◆ Data:

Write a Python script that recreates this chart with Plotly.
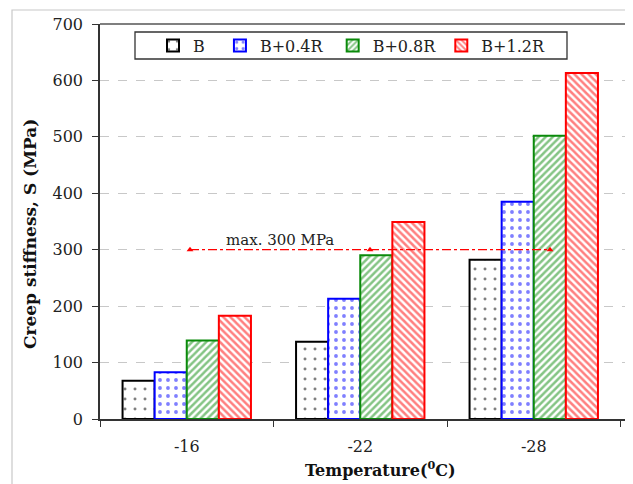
import plotly.graph_objects as go

categories = ["-16", "-22", "-28"]
series_names = ["B", "B+0.4R", "B+0.8R", "B+1.2R"]
val_B = [68, 137, 282]
val_B04R = [83, 213, 385]
val_B08R = [139, 290, 502]
val_B12R = [183, 349, 613]
limit_values = [300, 300, 300]
limit_label = "max. 300 MPa"
y_ticks = [0, 100, 200, 300, 400, 500, 600, 700]

colors = ["black", "blue", "#0a8a0a", "red"]
patterns = [
    dict(shape=".", fgcolor="black", bgcolor="white", size=10, solidity=0.07),
    dict(shape=".", fgcolor="blue", bgcolor="white", size=8, solidity=0.18),
    dict(shape="/", fgcolor="#0a8a0a", bgcolor="white", size=5, solidity=0.5),
    dict(shape="\\", fgcolor="red", bgcolor="white", size=5, solidity=0.5),
]
all_vals = [val_B, val_B04R, val_B08R, val_B12R]
legend_pad = ["\u00a0\u00a0", "\u00a0", "", ""]

FONT = "DejaVu Serif"
fig = go.Figure()
for name, vals, col, pat, pad in zip(series_names, all_vals, colors, patterns, legend_pad):
    fig.add_trace(go.Bar(
        x=categories, y=vals, name=name + pad,
        marker=dict(color="white", line=dict(color=col, width=2), pattern=pat),
    ))

fig.add_trace(go.Scatter(
    x=[0, 1, 2], y=limit_values, xaxis="x2", mode="lines+markers",
    line=dict(color="red", width=1.3, dash="dashdot"),
    marker=dict(symbol="triangle-up", size=6, color="red"),
    showlegend=False,
))

# page has an 8px body margin; design in page pixels and convert
O = 8
W, H = 633, 484
PL, PR, PT, PB = 100, 633, 24, 419   # plot area in page pixels
ml = PL - O
mr = W - (PR - O)
mt = PT - O
mb = H - (PB - O)
pw = PR - PL
ph = PB - PT
cat_w = 173.5
x_hi = -0.5 + pw / cat_w


def px_x(p):
    return (p - PL) / pw


def px_y(p):
    return 1 - (p - PT) / ph


fig.add_annotation(x=1, xref="x2", y=300, yref="y", text=limit_label,
                   showarrow=False, xshift=-90, yshift=10,
                   font=dict(family=FONT, size=15, color="#222"))
fig.add_annotation(x=px_x(380), xref="paper", y=px_y(469),
                   yref="paper", xanchor="center", yanchor="middle",
                   text="<b>Temperature(<sup>0</sup>C)</b>",
                   showarrow=False, font=dict(family=FONT, size=16, color="#111"))
fig.add_annotation(x=px_x(30), xref="paper", y=px_y(234),
                   yref="paper", xanchor="center", yanchor="middle",
                   textangle=-90, text="<b>Creep stiffness, S (MPa)</b>",
                   showarrow=False, font=dict(family=FONT, size=17, color="#111"))

fig.add_shape(type="rect", xref="paper", yref="paper",
              x0=px_x(12), x1=1.3, y0=-0.5, y1=px_y(10),
              line=dict(color="#c8c8c8", width=1.2), layer="below")
fig.add_shape(type="rect", xref="paper", yref="paper",
              x0=px_x(135), x1=px_x(567), y0=px_y(59), y1=px_y(32),
              line=dict(color="#333", width=1.3), fillcolor="white", layer="below")

fig.update_layout(
    width=W, height=H,
    margin=dict(l=ml, r=mr, t=mt, b=mb, autoexpand=False),
    paper_bgcolor="white", plot_bgcolor="rgba(0,0,0,0)",
    barmode="group", bargap=0.26, bargroupgap=0,
    font=dict(family=FONT, size=16, color="#222"),
    showlegend=True,
    legend=dict(orientation="h", x=px_x(153), y=px_y(45.5),
                xanchor="left", yanchor="middle",
                borderwidth=0, bgcolor="rgba(0,0,0,0)",
                font=dict(family=FONT, size=16, color="#222"),
                traceorder="normal"),
    xaxis=dict(range=[-0.5, x_hi], tickson="boundaries", ticks="outside",
               ticklen=6, tickcolor="#333", showline=True, linecolor="#333",
               linewidth=1.5, showgrid=False, tickfont=dict(size=16),
               ticklabelstandoff=12,
               type="category", automargin=False),
    xaxis2=dict(overlaying="x", range=[-0.5, -0.5 + 3 * pw / 540],
                visible=False, showgrid=False, automargin=False),
    yaxis=dict(range=[0, 700], tickvals=y_ticks, ticks="outside", ticklen=6,
               tickcolor="#333", showline=True, linecolor="#333", linewidth=1.5,
               showgrid=True, gridcolor="#c8c8c8", griddash="dash", gridwidth=1,
               zeroline=False, tickfont=dict(size=16), automargin=False,
               ticklabelstandoff=6),
)
fig.add_shape(type="line", xref="paper", yref="paper", x0=0, x1=1, y0=1, y1=1,
              line=dict(color="#555", width=1.3))

fig.write_html("out.html")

◆ Directive: Make an exact copy of the data above, pictures excluded.

◆ Exercise result:
Write a Python script that recreates this chart with Plotly.
import plotly.graph_objects as go

categories = ["-16", "-22", "-28"]
series_names = ["B", "B+0.4R", "B+0.8R", "B+1.2R"]
val_B = [68, 137, 282]
val_B04R = [83, 213, 385]
val_B08R = [139, 290, 502]
val_B12R = [183, 349, 613]
limit_values = [300, 300, 300]
limit_label = "max. 300 MPa"
y_ticks = [0, 100, 200, 300, 400, 500, 600, 700]

colors = ["black", "blue", "#0a8a0a", "red"]
patterns = [
    dict(shape=".", fgcolor="black", bgcolor="white", size=10, solidity=0.07),
    dict(shape=".", fgcolor="blue", bgcolor="white", size=8, solidity=0.18),
    dict(shape="/", fgcolor="#0a8a0a", bgcolor="white", size=5, solidity=0.5),
    dict(shape="\\", fgcolor="red", bgcolor="white", size=5, solidity=0.5),
]
all_vals = [val_B, val_B04R, val_B08R, val_B12R]
legend_pad = ["\u00a0\u00a0", "\u00a0", "", ""]

FONT = "DejaVu Serif"
fig = go.Figure()
for name, vals, col, pat, pad in zip(series_names, all_vals, colors, patterns, legend_pad):
    fig.add_trace(go.Bar(
        x=categories, y=vals, name=name + pad,
        marker=dict(color="white", line=dict(color=col, width=2), pattern=pat),
    ))

fig.add_trace(go.Scatter(
    x=[0, 1, 2], y=limit_values, xaxis="x2", mode="lines+markers",
    line=dict(color="red", width=1.3, dash="dashdot"),
    marker=dict(symbol="triangle-up", size=6, color="red"),
    showlegend=False,
))

# page has an 8px body margin; design in page pixels and convert
O = 8
W, H = 633, 484
PL, PR, PT, PB = 100, 633, 24, 419   # plot area in page pixels
ml = PL - O
mr = W - (PR - O)
mt = PT - O
mb = H - (PB - O)
pw = PR - PL
ph = PB - PT
cat_w = 173.5
x_hi = -0.5 + pw / cat_w


def px_x(p):
    return (p - PL) / pw


def px_y(p):
    return 1 - (p - PT) / ph


fig.add_annotation(x=1, xref="x2", y=300, yref="y", text=limit_label,
                   showarrow=False, xshift=-90, yshift=10,
                   font=dict(family=FONT, size=15, color="#222"))
fig.add_annotation(x=px_x(380), xref="paper", y=px_y(469),
                   yref="paper", xanchor="center", yanchor="middle",
                   text="<b>Temperature(<sup>0</sup>C)</b>",
                   showarrow=False, font=dict(family=FONT, size=16, color="#111"))
fig.add_annotation(x=px_x(30), xref="paper", y=px_y(234),
                   yref="paper", xanchor="center", yanchor="middle",
                   textangle=-90, text="<b>Creep stiffness, S (MPa)</b>",
                   showarrow=False, font=dict(family=FONT, size=17, color="#111"))

fig.add_shape(type="rect", xref="paper", yref="paper",
              x0=px_x(12), x1=1.3, y0=-0.5, y1=px_y(10),
              line=dict(color="#c8c8c8", width=1.2), layer="below")
fig.add_shape(type="rect", xref="paper", yref="paper",
              x0=px_x(135), x1=px_x(567), y0=px_y(59), y1=px_y(32),
              line=dict(color="#333", width=1.3), fillcolor="white", layer="below")

fig.update_layout(
    width=W, height=H,
    margin=dict(l=ml, r=mr, t=mt, b=mb, autoexpand=False),
    paper_bgcolor="white", plot_bgcolor="rgba(0,0,0,0)",
    barmode="group", bargap=0.26, bargroupgap=0,
    font=dict(family=FONT, size=16, color="#222"),
    showlegend=True,
    legend=dict(orientation="h", x=px_x(153), y=px_y(45.5),
                xanchor="left", yanchor="middle",
                borderwidth=0, bgcolor="rgba(0,0,0,0)",
                font=dict(family=FONT, size=16, color="#222"),
                traceorder="normal"),
    xaxis=dict(range=[-0.5, x_hi], tickson="boundaries", ticks="outside",
               ticklen=6, tickcolor="#333", showline=True, linecolor="#333",
               linewidth=1.5, showgrid=False, tickfont=dict(size=16),
               ticklabelstandoff=12,
               type="category", automargin=False),
    xaxis2=dict(overlaying="x", range=[-0.5, -0.5 + 3 * pw / 540],
                visible=False, showgrid=False, automargin=False),
    yaxis=dict(range=[0, 700], tickvals=y_ticks, ticks="outside", ticklen=6,
               tickcolor="#333", showline=True, linecolor="#333", linewidth=1.5,
               showgrid=True, gridcolor="#c8c8c8", griddash="dash", gridwidth=1,
               zeroline=False, tickfont=dict(size=16), automargin=False,
               ticklabelstandoff=6),
)
fig.add_shape(type="line", xref="paper", yref="paper", x0=0, x1=1, y0=1, y1=1,
              line=dict(color="#555", width=1.3))

fig.write_html("out.html")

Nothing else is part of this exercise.